Published by Gaithersburg, MD: NIST

\urlhttp://research.microsoft.com/users/nickcr/pubs/zaragoza_trec04.pdf

Publication

All our submissions from the Microsoft Research Cambridge (MSRC) team this year continue to explore issues in IR from a perspective very close to that of the original Okapi team, working first at City University of London, and then at MSRC. A summary of the contributions by the team, from TRECs 1 to 7 is presented in [3]. In this work, weighting schemes for ad-hoc retrieval were developed, inspired by a probabilistic interpretation of relevance; this lead, for instance, to the successful BM25 weighting function.
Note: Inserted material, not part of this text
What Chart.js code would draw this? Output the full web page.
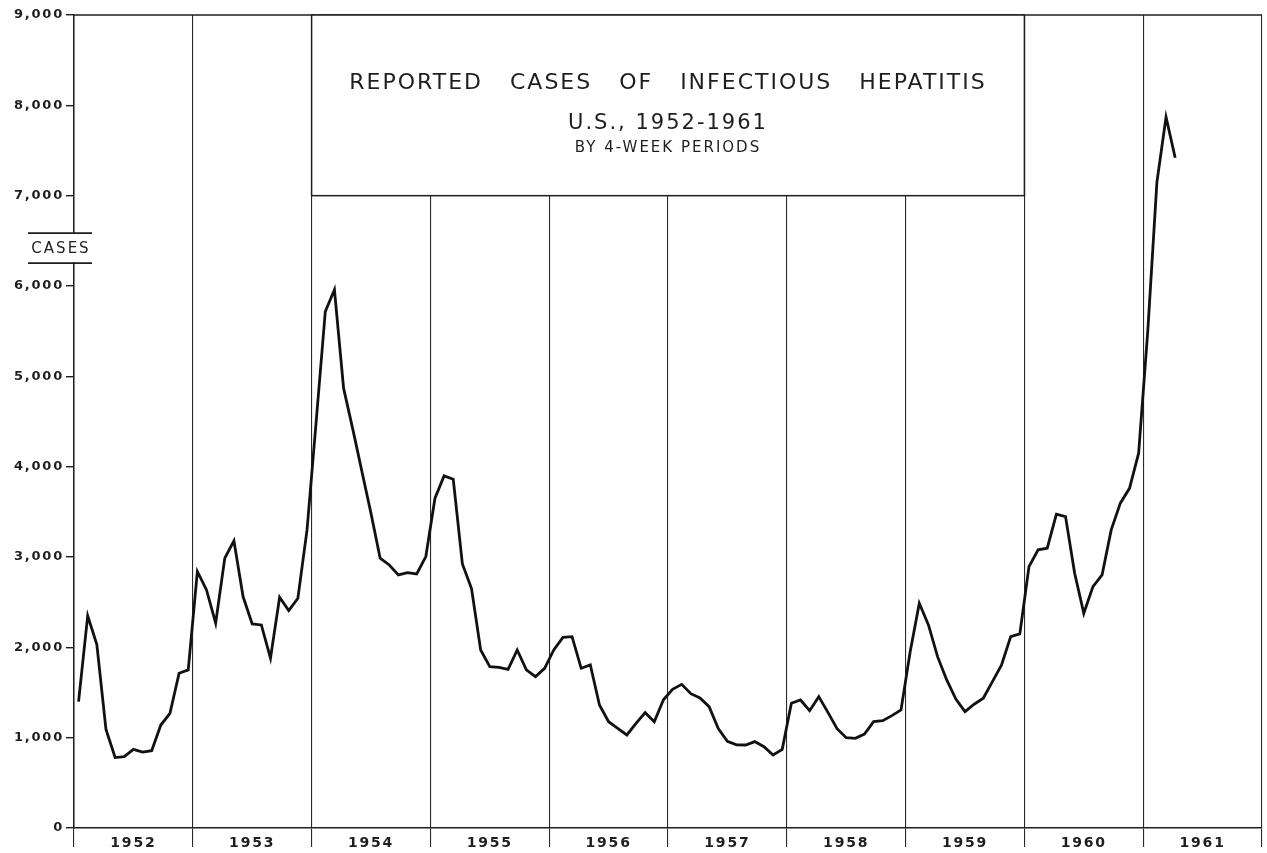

These weighting schemes were extended to deal with pseudo relevance feedback (blind feedback). Furthermore, the Okapi team participated in most of the early interactive tracks, and also developed iterative relevance feedback strategies for the routing task. Following up on the routing work, TRECs 7–11 submissions dealt principally with the adaptive filtering task; this work is summarised in [5]. Last year MSRC entered only the HARD track, concentrating on the use of the clarification forms [6]. We hoped to make use of the query expansion methods developed for filtering in the context of feedback on snippets in the clarification forms. However, our methods were not very successful. In this year’s TREC we took part in the HARD and WEB tracks. In HARD, we tried some variations on the process of feature selection for query expansion. On the WEB track, we investigated the combination of information from different content fields and from link-based features. Section 3 briefly describes the system we used. Section 4 describes our HARD participation and Section 5 our TREC participation.